What is the best way to revise for Ancient History and History because I'm struggling
*just some general ideas*

colour code different themes everywhere you use them - battles, people, economics, politics etc
- essay plans - find past paper questions and ask your teachers for sample questions (find questions you've done previously and re-plan them as well)
- put as much detail in them initially
- then start writing them from memory
- you'll find there will be lots of overlap - but keep writing everything so that it becomes imprinted in your memory
- start timing yourself - give yourself however long you give yourself in exams to practice the conditions - 5-10 mins
- write essays
- ask your teacher to mark them
- do in exams conditions and timings
- timelines
- do this in three columns - date -- event -- explanation of what the impact/significance etc of that event was - this helps your analysis in essays. this means that the timelines are worthwhile and you actually get something from making and looking at
- collaborate with your friends, ask what they do and do things together
Original post by tash_c1ark
*just some general ideas*

colour code different themes everywhere you use them - battles, people, economics, politics etc
- essay plans - find past paper questions and ask your teachers for sample questions (find questions you've done previously and re-plan them as well)
- put as much detail in them initially
- then start writing them from memory
- you'll find there will be lots of overlap - but keep writing everything so that it becomes imprinted in your memory
- start timing yourself - give yourself however long you give yourself in exams to practice the conditions - 5-10 mins
- write essays
- ask your teacher to mark them
- do in exams conditions and timings
- timelines
- do this in three columns - date -- event -- explanation of what the impact/significance etc of that event was - this helps your analysis in essays. this means that the timelines are worthwhile and you actually get something from making and looking at
- collaborate with your friends, ask what they do and do things together

Thanks that all makes sense😁
Some good advice above but I'll just add one thing.

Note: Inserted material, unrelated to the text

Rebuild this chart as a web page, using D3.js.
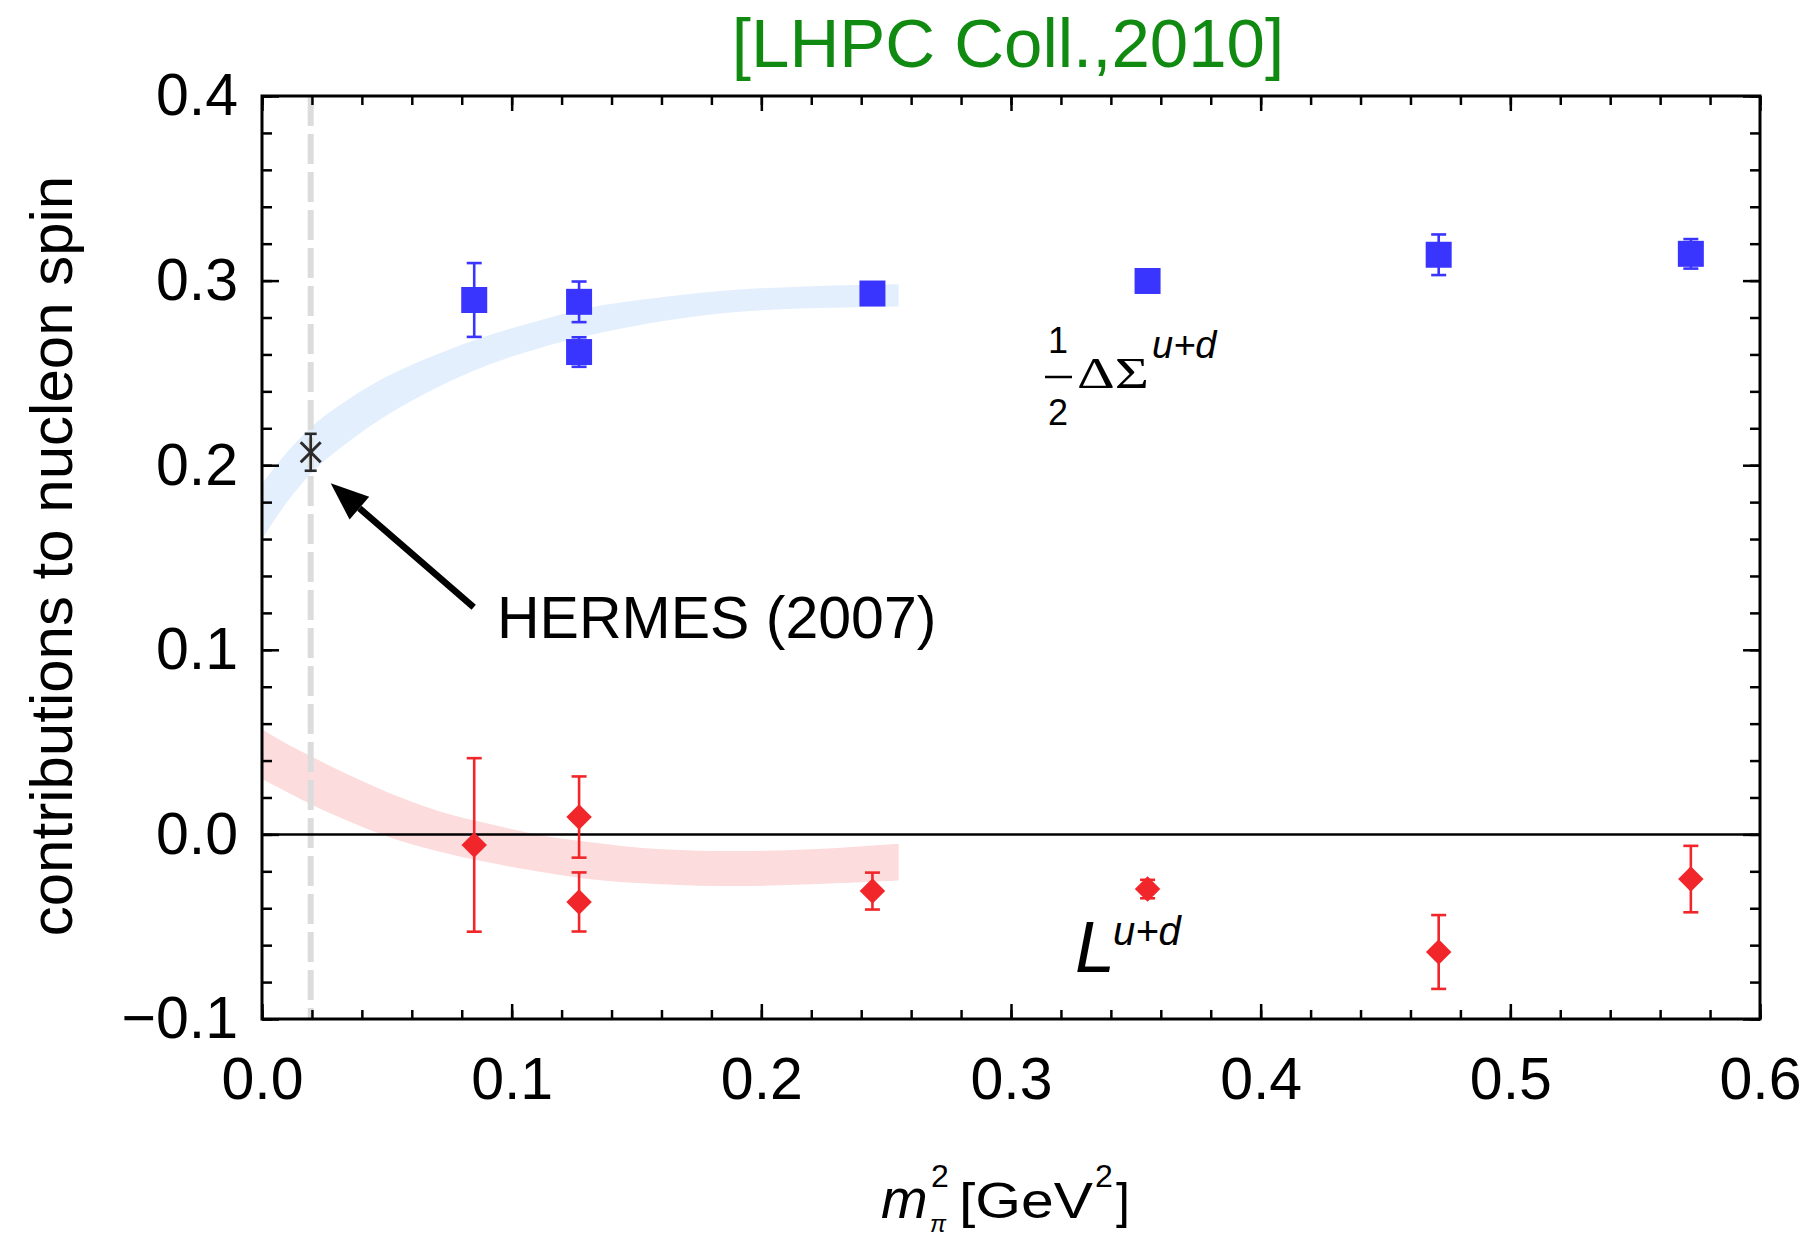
<!DOCTYPE html>
<html>
<head>
<meta charset="utf-8">
<script src="https://cdn.jsdelivr.net/npm/d3@7"></script>
<style>
  body { margin: 0; background: #fff; }
  svg { display: block; }
  text { font-family: "Liberation Sans", Arial, Helvetica, sans-serif; }
</style>
</head>
<body>
<script>
// ---- axis ticks ----
const xTickValues = [0, 0.1, 0.2, 0.3, 0.4, 0.5, 0.6];
const xTickLabels = ["0.0", "0.1", "0.2", "0.3", "0.4", "0.5", "0.6"];
const yTickValues = [-0.1, 0, 0.1, 0.2, 0.3, 0.4];
const yTickLabels = ["\u22120.1", "0.0", "0.1", "0.2", "0.3", "0.4"];

// ---- lattice data: quark spin (1/2 ΔΣ^{u+d}) ----
const mpi2Spin   = [0.085, 0.127, 0.127, 0.2445, 0.3547, 0.4713, 0.5723];
const deltaSigma = [0.2895, 0.2885, 0.2613, 0.293, 0.2998, 0.314, 0.3145];
const deltaSigmaErr = [0.020, 0.011, 0.008, 0.004, 0.004, 0.011, 0.008];

// ---- lattice data: quark orbital angular momentum (L^{u+d}) ----
const mpi2L  = [0.085, 0.127, 0.127, 0.2445, 0.3547, 0.4713, 0.5723];
const Lud    = [-0.0057, 0.0094, -0.0366, -0.0307, -0.0296, -0.0637, -0.0242];
const LudErr = [0.047, 0.022, 0.016, 0.010, 0.005, 0.020, 0.018];

// ---- HERMES (2007) experimental point ----
const hermesX = [0.0195];
const hermesY = [0.207];
const hermesErr = [0.010];
const physicalMpi2 = 0.0195;

// ---- chiral fit bands ----
const bandX    = [0, 0.01, 0.02, 0.035, 0.05, 0.07, 0.09, 0.11, 0.13, 0.16, 0.19, 0.22, 0.255];
const spinLo   = [0.160, 0.180, 0.196, 0.213, 0.227, 0.242, 0.254, 0.263, 0.270, 0.278, 0.283, 0.285, 0.286];
const spinHi   = [0.190, 0.207, 0.221, 0.236, 0.248, 0.260, 0.270, 0.278, 0.285, 0.291, 0.295, 0.297, 0.298];
const orbitLo  = [0.030, 0.023, 0.016, 0.007, -0.001, -0.009, -0.015, -0.020, -0.024, -0.027, -0.028, -0.027, -0.025];
const orbitHi  = [0.057, 0.049, 0.042, 0.032, 0.023, 0.013, 0.006, 0.000, -0.004, -0.008, -0.009, -0.008, -0.005];

const W = 1807, H = 1237;
const plotL = 262, plotR = 1760, plotT = 96, plotB = 1019;

const BLUE = "#3a34ff", RED = "#f0262a";
const SERIF = "'Liberation Serif', 'DejaVu Serif', serif";

const svg = d3.select("body").append("svg").attr("width", W).attr("height", H);

const x = d3.scaleLinear().domain([0, 0.6]).range([plotL, plotR]);
const y = d3.scaleLinear().domain([-0.1, 0.4]).range([plotB, plotT]);

svg.append("clipPath").attr("id", "plot-clip")
  .append("rect").attr("x", plotL).attr("y", plotT)
  .attr("width", plotR - plotL).attr("height", plotB - plotT);

const plot = svg.append("g").attr("clip-path", "url(#plot-clip)");

// fit bands
const area = d3.area()
  .x(d => x(d.x)).y0(d => y(d.lo)).y1(d => y(d.hi))
  .curve(d3.curveMonotoneX);

const spinBand = bandX.map((v, i) => ({ x: v, lo: spinLo[i], hi: spinHi[i] }));
const orbitBand = bandX.map((v, i) => ({ x: v, lo: orbitLo[i], hi: orbitHi[i] }));

plot.append("path").datum(spinBand).attr("d", area).attr("fill", "#e4effd");
plot.append("path").datum(orbitBand).attr("d", area).attr("fill", "#fcdcdc");

// physical pion mass
plot.append("line")
  .attr("x1", x(physicalMpi2)).attr("x2", x(physicalMpi2))
  .attr("y1", plotT).attr("y2", plotB)
  .attr("stroke", "#dcdcdc").attr("stroke-width", 6)
  .attr("stroke-dasharray", "30,8");

// zero line
plot.append("line")
  .attr("x1", plotL).attr("x2", plotR)
  .attr("y1", y(0)).attr("y2", y(0))
  .attr("stroke", "#000").attr("stroke-width", 2.5);

// ---- axes ----
const tickStyle = g => {
  g.select(".domain").remove();
  g.selectAll(".tick line").attr("stroke", "#000").attr("stroke-width", 2.5);
  g.selectAll(".tick text").attr("fill", "#000").attr("font-size", 59);
};
const xMinor = d3.range(0, 31).map(i => i * 0.02);
const yMinor = d3.range(0, 26).map(i => -0.1 + i * 0.02);

// minor ticks on all four sides
svg.append("g").attr("transform", `translate(0,${plotB})`)
  .call(d3.axisBottom(x).tickValues(xMinor).tickFormat("").tickSizeInner(-9).tickSizeOuter(0)).call(tickStyle);
svg.append("g").attr("transform", `translate(0,${plotT})`)
  .call(d3.axisTop(x).tickValues(xMinor).tickFormat("").tickSizeInner(-9).tickSizeOuter(0)).call(tickStyle);
svg.append("g").attr("transform", `translate(${plotL},0)`)
  .call(d3.axisLeft(y).tickValues(yMinor).tickFormat("").tickSizeInner(-10).tickSizeOuter(0)).call(tickStyle);
svg.append("g").attr("transform", `translate(${plotR},0)`)
  .call(d3.axisRight(y).tickValues(yMinor).tickFormat("").tickSizeInner(-10).tickSizeOuter(0)).call(tickStyle);

// major ticks with labels
svg.append("g").attr("transform", `translate(0,${plotB})`)
  .call(d3.axisBottom(x).tickValues(xTickValues).tickFormat((d, i) => xTickLabels[i])
    .tickSizeInner(-15).tickSizeOuter(0).tickPadding(38)).call(tickStyle);
svg.append("g").attr("transform", `translate(0,${plotT})`)
  .call(d3.axisTop(x).tickValues(xTickValues).tickFormat("").tickSizeInner(-15).tickSizeOuter(0)).call(tickStyle);
svg.append("g").attr("transform", `translate(${plotL},0)`)
  .call(d3.axisLeft(y).tickValues(yTickValues).tickFormat((d, i) => yTickLabels[i])
    .tickSizeInner(-17).tickSizeOuter(0).tickPadding(24)).call(tickStyle);
svg.append("g").attr("transform", `translate(${plotR},0)`)
  .call(d3.axisRight(y).tickValues(yTickValues).tickFormat("").tickSizeInner(-17).tickSizeOuter(0)).call(tickStyle);

// frame
svg.append("rect")
  .attr("x", plotL).attr("y", plotT)
  .attr("width", plotR - plotL).attr("height", plotB - plotT)
  .attr("fill", "none").attr("stroke", "#000").attr("stroke-width", 3);

// ---- error bars and markers ----
function errorBars(xs, ys, es, color, capW) {
  const g = svg.append("g").attr("stroke", color).attr("stroke-width", 2.6).attr("fill", "none");
  xs.forEach((xv, i) => {
    const cx = x(xv), y1 = y(ys[i] + es[i]), y2 = y(ys[i] - es[i]);
    g.append("line").attr("x1", cx).attr("x2", cx).attr("y1", y1).attr("y2", y2);
    g.append("line").attr("x1", cx - capW / 2).attr("x2", cx + capW / 2).attr("y1", y1).attr("y2", y1);
    g.append("line").attr("x1", cx - capW / 2).attr("x2", cx + capW / 2).attr("y1", y2).attr("y2", y2);
  });
}

errorBars(mpi2Spin, deltaSigma, deltaSigmaErr, BLUE, 15);
errorBars(mpi2L, Lud, LudErr, RED, 15);

const square = d3.symbol().type(d3.symbolSquare).size(26 * 26);
svg.append("g").selectAll("path").data(mpi2Spin).join("path")
  .attr("d", square)
  .attr("transform", (d, i) => `translate(${x(d)},${y(deltaSigma[i])})`)
  .attr("fill", BLUE);

const diamond = d3.symbol().type(d3.symbolSquare).size(18 * 18);
svg.append("g").selectAll("path").data(mpi2L).join("path")
  .attr("d", diamond)
  .attr("transform", (d, i) => `translate(${x(d)},${y(Lud[i])}) rotate(45)`)
  .attr("fill", RED);

// HERMES point: error bar with asterisk marker
errorBars(hermesX, hermesY, hermesErr, "#2a2a2a", 12);
const star = svg.append("g").attr("stroke", "#2a2a2a").attr("stroke-width", 3);
hermesX.forEach((xv, i) => {
  const cx = x(xv), cy = y(hermesY[i]);
  star.append("line").attr("x1", cx - 10).attr("x2", cx + 10).attr("y1", cy - 10).attr("y2", cy + 10);
  star.append("line").attr("x1", cx - 10).attr("x2", cx + 10).attr("y1", cy + 10).attr("y2", cy - 10);
});

// annotation arrow pointing at HERMES
const tipX = x(hermesX[0]) + 20, tipY = y(hermesY[0]) + 31;
const tailX = tipX + 143, tailY = tipY + 124;
const ang = Math.atan2(tailY - tipY, tailX - tipX);
const headLen = 38, headHalf = 15;
const bx = tipX + headLen * Math.cos(ang), by = tipY + headLen * Math.sin(ang);
svg.append("line")
  .attr("x1", tailX).attr("y1", tailY).attr("x2", bx).attr("y2", by)
  .attr("stroke", "#000").attr("stroke-width", 6.5);
svg.append("path")
  .attr("d", `M${tipX},${tipY} L${bx - headHalf * Math.sin(ang)},${by + headHalf * Math.cos(ang)} L${bx + headHalf * Math.sin(ang)},${by - headHalf * Math.cos(ang)} Z`)
  .attr("fill", "#000");

svg.append("text")
  .attr("x", 497).attr("y", 638)
  .attr("font-size", 59).attr("fill", "#000")
  .text("HERMES (2007)");

// ---- series labels ----
const spinLabel = svg.append("g");
spinLabel.append("text").attr("x", 1058).attr("y", 353).attr("text-anchor", "middle")
  .attr("font-size", 36).text("1");
spinLabel.append("line").attr("x1", 1045).attr("x2", 1072).attr("y1", 377).attr("y2", 377)
  .attr("stroke", "#000").attr("stroke-width", 2.5);
spinLabel.append("text").attr("x", 1058).attr("y", 425).attr("text-anchor", "middle")
  .attr("font-size", 36).text("2");
spinLabel.append("text").attr("x", 1077).attr("y", 388)
  .style("font-family", SERIF)
  .attr("font-size", 44).attr("textLength", 72).attr("lengthAdjust", "spacingAndGlyphs")
  .text("\u0394\u03A3");
spinLabel.append("text").attr("x", 1152).attr("y", 358)
  .attr("font-size", 38).attr("font-style", "italic").text("u+d");

const orbitLabel = svg.append("g");
orbitLabel.append("text").attr("x", 1075).attr("y", 972)
  .attr("font-size", 72).attr("font-style", "italic").text("L");
orbitLabel.append("text").attr("x", 1113).attr("y", 945)
  .attr("font-size", 40).attr("font-style", "italic").text("u+d");

// ---- axis titles ----
svg.append("text")
  .attr("transform", "translate(72,556) rotate(-90)")
  .attr("text-anchor", "middle").attr("font-size", 60)
  .text("contributions to nucleon spin");

const xTitle = svg.append("g");
xTitle.append("text").attr("x", 881).attr("y", 1218)
  .attr("font-size", 56).attr("font-style", "italic").text("m");
xTitle.append("text").attr("x", 931).attr("y", 1187).attr("font-size", 32).text("2");
xTitle.append("text").attr("x", 930).attr("y", 1232)
  .attr("font-size", 24).attr("font-style", "italic").text("\u03C0");
xTitle.append("text").attr("x", 959).attr("y", 1218).attr("font-size", 50)
  .attr("textLength", 134).attr("lengthAdjust", "spacingAndGlyphs").text("[GeV");
xTitle.append("text").attr("x", 1095).attr("y", 1187).attr("font-size", 32).text("2");
xTitle.append("text").attr("x", 1116).attr("y", 1218).attr("font-size", 50).text("]");

// ---- title ----
svg.append("text")
  .attr("x", 1008).attr("y", 67).attr("text-anchor", "middle")
  .attr("font-size", 69).attr("fill", "#118a11")
  .text("[LHPC Coll.,2010]");
</script>
</body>
</html>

For my Ancient Hist A level, and later with Early Mediaeval history stuff at uni, i.e. courses where you have to remember lots of specific sources, I always found it really useful to make a tables dedicated to the sources.
There's a couple of ways I would do that. I would either list all the sources and then make a new row for each person/event they discuss (e.g. The reign of Emperor Augustus), with separate columns for:
- The general overview/opinion/point (e.g. Augustus was a good ruler, he built bridges, etc.)
- Any specific quotes
- Essay titles/topics they would be useful for
- Other sources that agree/disagree

Or I would organise it by having a different table for each person/event, with each source as a new row, including all the same information.

Which is better generally depended on the way the course/essays was structured and whether it was a source which covers loads of people/events (like 12 Caesars) or a source which covered one specific topic.

I would always colour code these too, either by person/event or by source.